The input =
::::

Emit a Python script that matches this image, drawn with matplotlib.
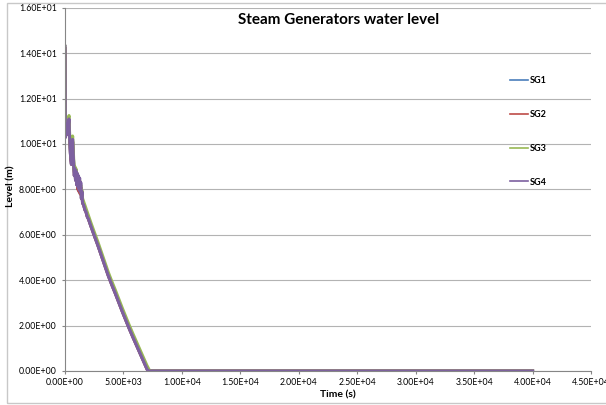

::::

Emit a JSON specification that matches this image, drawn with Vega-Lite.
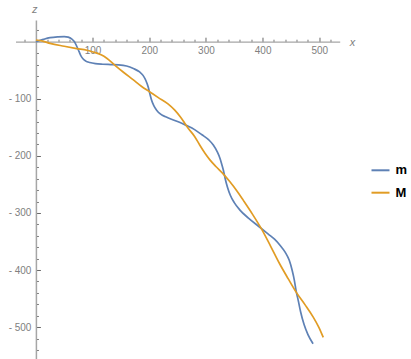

::::

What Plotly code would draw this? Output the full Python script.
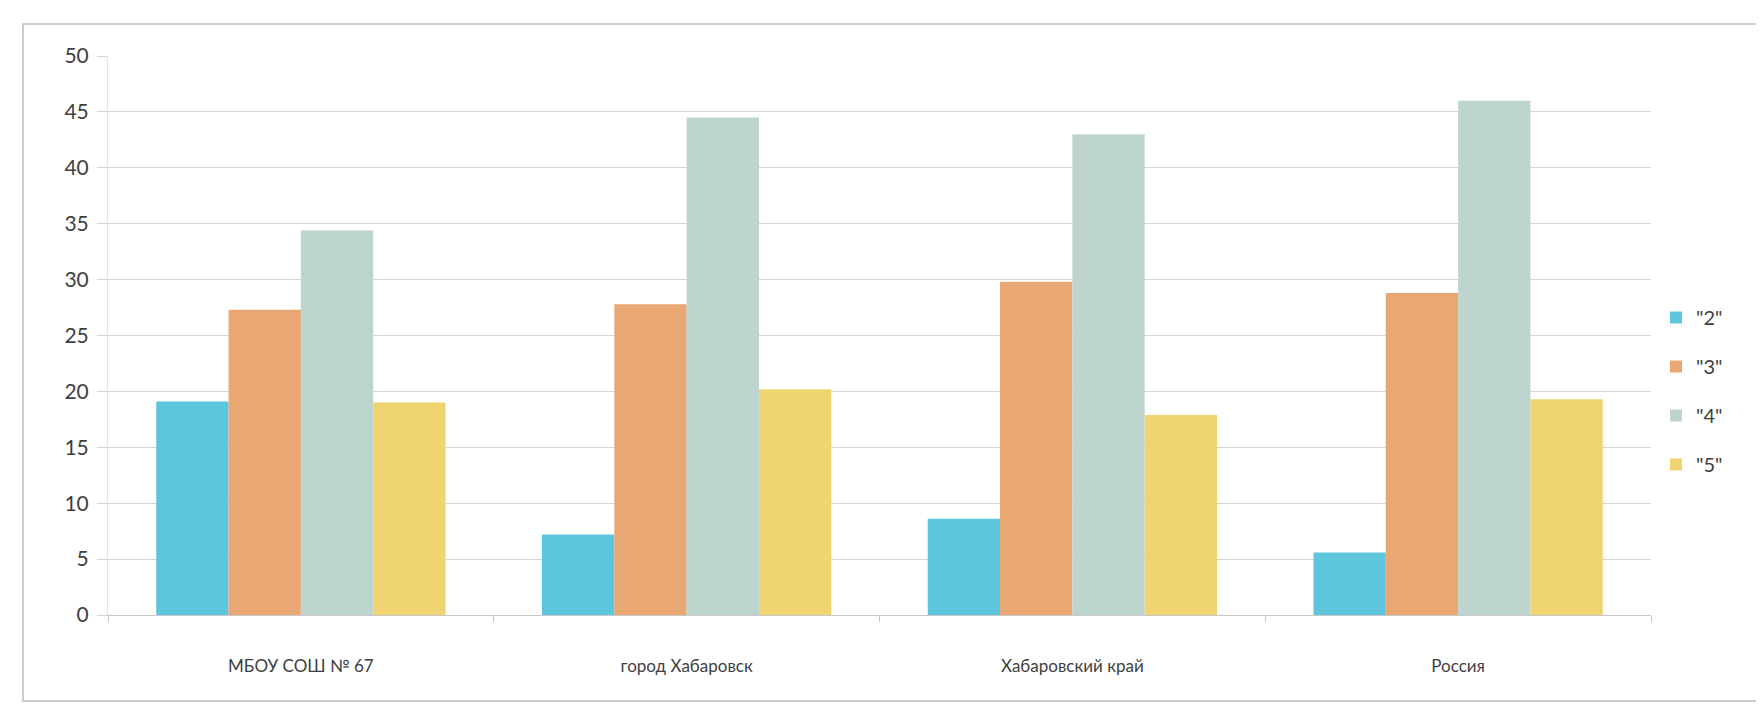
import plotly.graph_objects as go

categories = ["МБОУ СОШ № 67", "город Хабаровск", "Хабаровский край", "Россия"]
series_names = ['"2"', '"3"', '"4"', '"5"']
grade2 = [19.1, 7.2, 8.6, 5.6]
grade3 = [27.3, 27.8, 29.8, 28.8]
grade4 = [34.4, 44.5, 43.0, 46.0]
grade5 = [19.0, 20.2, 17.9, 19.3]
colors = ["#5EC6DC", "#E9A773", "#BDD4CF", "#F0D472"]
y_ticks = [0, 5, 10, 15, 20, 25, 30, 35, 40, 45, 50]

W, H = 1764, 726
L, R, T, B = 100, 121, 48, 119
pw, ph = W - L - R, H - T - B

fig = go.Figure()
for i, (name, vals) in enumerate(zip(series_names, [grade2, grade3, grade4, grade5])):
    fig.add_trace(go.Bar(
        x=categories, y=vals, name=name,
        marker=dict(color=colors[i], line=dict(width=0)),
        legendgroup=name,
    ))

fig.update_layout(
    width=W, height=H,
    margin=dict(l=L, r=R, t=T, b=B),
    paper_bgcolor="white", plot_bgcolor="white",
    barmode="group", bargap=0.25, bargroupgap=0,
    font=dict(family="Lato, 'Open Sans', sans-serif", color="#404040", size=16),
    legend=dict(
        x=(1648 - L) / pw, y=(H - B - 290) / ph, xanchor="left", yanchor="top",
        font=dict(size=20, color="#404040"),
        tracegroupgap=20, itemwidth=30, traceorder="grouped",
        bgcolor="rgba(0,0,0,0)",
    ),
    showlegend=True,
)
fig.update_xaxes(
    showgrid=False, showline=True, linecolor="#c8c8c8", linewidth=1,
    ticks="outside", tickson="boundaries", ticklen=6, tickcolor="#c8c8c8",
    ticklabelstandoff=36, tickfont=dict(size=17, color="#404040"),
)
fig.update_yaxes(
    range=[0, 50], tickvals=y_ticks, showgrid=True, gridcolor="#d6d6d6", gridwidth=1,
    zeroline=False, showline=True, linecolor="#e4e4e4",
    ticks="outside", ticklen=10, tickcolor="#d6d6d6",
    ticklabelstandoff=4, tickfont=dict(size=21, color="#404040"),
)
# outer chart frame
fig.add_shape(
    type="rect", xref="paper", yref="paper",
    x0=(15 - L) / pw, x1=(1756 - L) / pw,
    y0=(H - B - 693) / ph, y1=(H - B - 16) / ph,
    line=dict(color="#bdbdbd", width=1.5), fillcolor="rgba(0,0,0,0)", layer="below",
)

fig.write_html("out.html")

::::

Exercise description = Search the preceding listing for the word "Python" and pull out every line that holds it.

Written response =
Emit a Python script that matches this image, drawn with matplotlib.
What Plotly code would draw this? Output the full Python script.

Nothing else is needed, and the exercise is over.